━━━ EXTRACTED INFORMATION
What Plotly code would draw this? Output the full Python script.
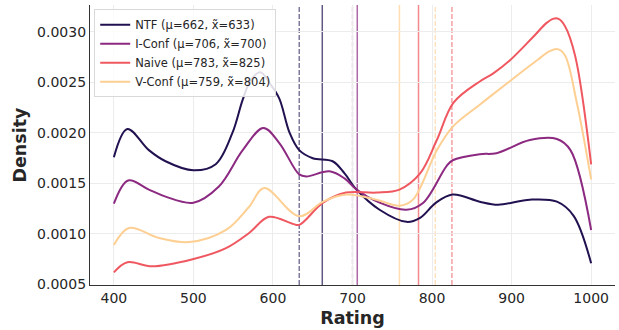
import plotly.graph_objects as go

# ---- data ----
series_names = ["NTF", "I-Conf", "Naive", "V-Conf"]
colors = ["#221150", "#8c2981", "#ef5860", "#fecf92"]
means = [662, 706, 783, 759]
medians = [633, 700, 825, 804]

ntf_x = [400, 417, 444, 465, 500, 528, 549, 562, 572, 584, 597, 608, 621, 633, 650, 675, 690, 705, 734, 768, 785, 805, 826, 860, 883, 923, 957, 978, 1000]
ntf_y = [0.00176, 0.00204, 0.00183, 0.00172, 0.00163, 0.00169, 0.00200, 0.00233, 0.00252, 0.00260, 0.00248, 0.00234, 0.00200, 0.00183, 0.00175, 0.00172, 0.00160, 0.00144, 0.00124, 0.00112, 0.00116, 0.00131, 0.00139, 0.00132, 0.00129, 0.00134, 0.00132, 0.00118, 0.00071]

iconf_x = [400, 418, 444, 465, 500, 532, 562, 588, 608, 633, 642, 671, 690, 705, 734, 768, 789, 818, 826, 860, 881, 923, 957, 974, 1000]
iconf_y = [0.00130, 0.00153, 0.00144, 0.00137, 0.00131, 0.00147, 0.00183, 0.00205, 0.00190, 0.00159, 0.00157, 0.00162, 0.00155, 0.00144, 0.00131, 0.00124, 0.00131, 0.00167, 0.00173, 0.00179, 0.00180, 0.00193, 0.00194, 0.00183, 0.00104]

naive_x = [400, 417, 448, 499, 541, 570, 595, 625, 633, 663, 692, 730, 759, 785, 806, 827, 860, 877, 898, 927, 944, 952, 959, 967, 980, 1000]
naive_y = [0.00062, 0.00072, 0.00068, 0.00075, 0.00086, 0.00101, 0.00117, 0.00110, 0.00109, 0.00131, 0.00141, 0.00141, 0.00144, 0.00160, 0.00193, 0.00230, 0.00251, 0.00259, 0.00272, 0.00295, 0.00309, 0.00313, 0.00313, 0.00306, 0.00276, 0.00169]

vconf_x = [400, 419, 457, 495, 541, 570, 589, 633, 663, 692, 730, 759, 776, 806, 827, 860, 894, 932, 948, 958, 967, 982, 1000]
vconf_y = [0.00089, 0.00106, 0.00096, 0.00092, 0.00104, 0.00127, 0.001455, 0.001175, 0.00132, 0.00139, 0.00134, 0.00128, 0.00134, 0.00183, 0.00207, 0.00228, 0.00249, 0.00272, 0.00281, 0.00283, 0.00277, 0.00230, 0.00154]

xs = [ntf_x, iconf_x, naive_x, vconf_x]
ys = [ntf_y, iconf_y, naive_y, vconf_y]

x_ticks = [400, 500, 600, 700, 800, 900, 1000]
y_ticks = [0.0005, 0.0010, 0.0015, 0.0020, 0.0025, 0.0030]
y_tick_labels = ["0.0005", "0.0010", "0.0015", "0.0020", "0.0025", "0.0030"]

fig = go.Figure()

# vertical mean / median lines
for c, m, md in zip(colors, means, medians):
    fig.add_vline(x=m, line=dict(color=c, width=1.5), opacity=0.7, layer="below")
    fig.add_vline(x=md, line=dict(color=c, width=1.2, dash="5px,2px"), opacity=0.7, layer="below")

for name, c, x, y, m, md in zip(series_names, colors, xs, ys, means, medians):
    fig.add_trace(go.Scatter(
        x=x, y=y, mode="lines",
        line=dict(color=c, width=2, shape="spline", smoothing=1.0),
        name=f"{name} (\u03bc={m}, x\u0303={md})",
    ))

font_family = "DejaVu Sans"
fig.update_layout(
    width=619, height=330,
    margin=dict(l=90, r=4, t=5, b=45),
    paper_bgcolor="white", plot_bgcolor="white",
    font=dict(family=font_family, color="#262626"),
    showlegend=True,
    legend=dict(
        x=0.008, y=0.985, xanchor="left", yanchor="top",
        bgcolor="rgba(255,255,255,0.85)", bordercolor="#d9d9d9", borderwidth=1,
        font=dict(size=11.5, family=font_family, color="#262626"),
        itemwidth=30, tracegroupgap=0,
    ),
    xaxis=dict(
        range=[370, 1030], tickvals=x_ticks, ticks="",
        showgrid=True, gridcolor="#ececec", gridwidth=0.8,
        zeroline=False, showline=True, linecolor="#333333", linewidth=1.2,
        tickfont=dict(size=14),
        title=dict(text="<b>Rating</b>", font=dict(size=17.5), standoff=6),
    ),
    yaxis=dict(
        range=[0.000495, 0.003267], tickvals=y_ticks, ticktext=y_tick_labels, ticks="",
        showgrid=True, gridcolor="#ececec", gridwidth=0.8,
        zeroline=False, showline=True, linecolor="#333333", linewidth=1.2,
        tickfont=dict(size=14),
        title=dict(text="<b>Density</b>", font=dict(size=17.5), standoff=5),
    ),
)

fig.write_html("out.html")
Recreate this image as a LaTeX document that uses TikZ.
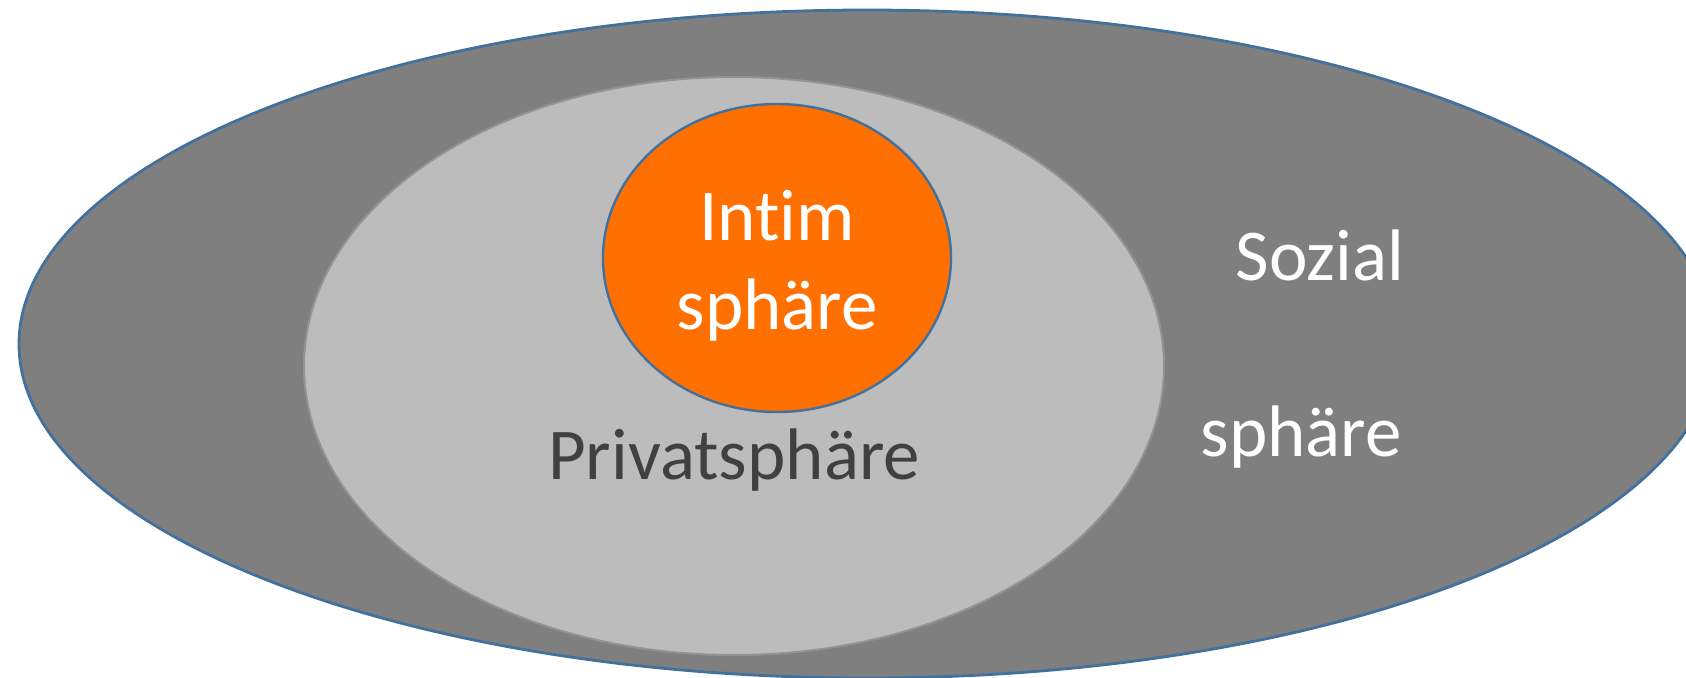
━━━━━━
__TASK GOAL__:
Copy, word for word, the entries above from the first line to the line that holds "medians = [633, 700, 825, 804]". Drop the pictures.

__WORKED ANSWER__:
What Plotly code would draw this? Output the full Python script.
import plotly.graph_objects as go

# ---- data ----
series_names = ["NTF", "I-Conf", "Naive", "V-Conf"]
colors = ["#221150", "#8c2981", "#ef5860", "#fecf92"]
means = [662, 706, 783, 759]
medians = [633, 700, 825, 804]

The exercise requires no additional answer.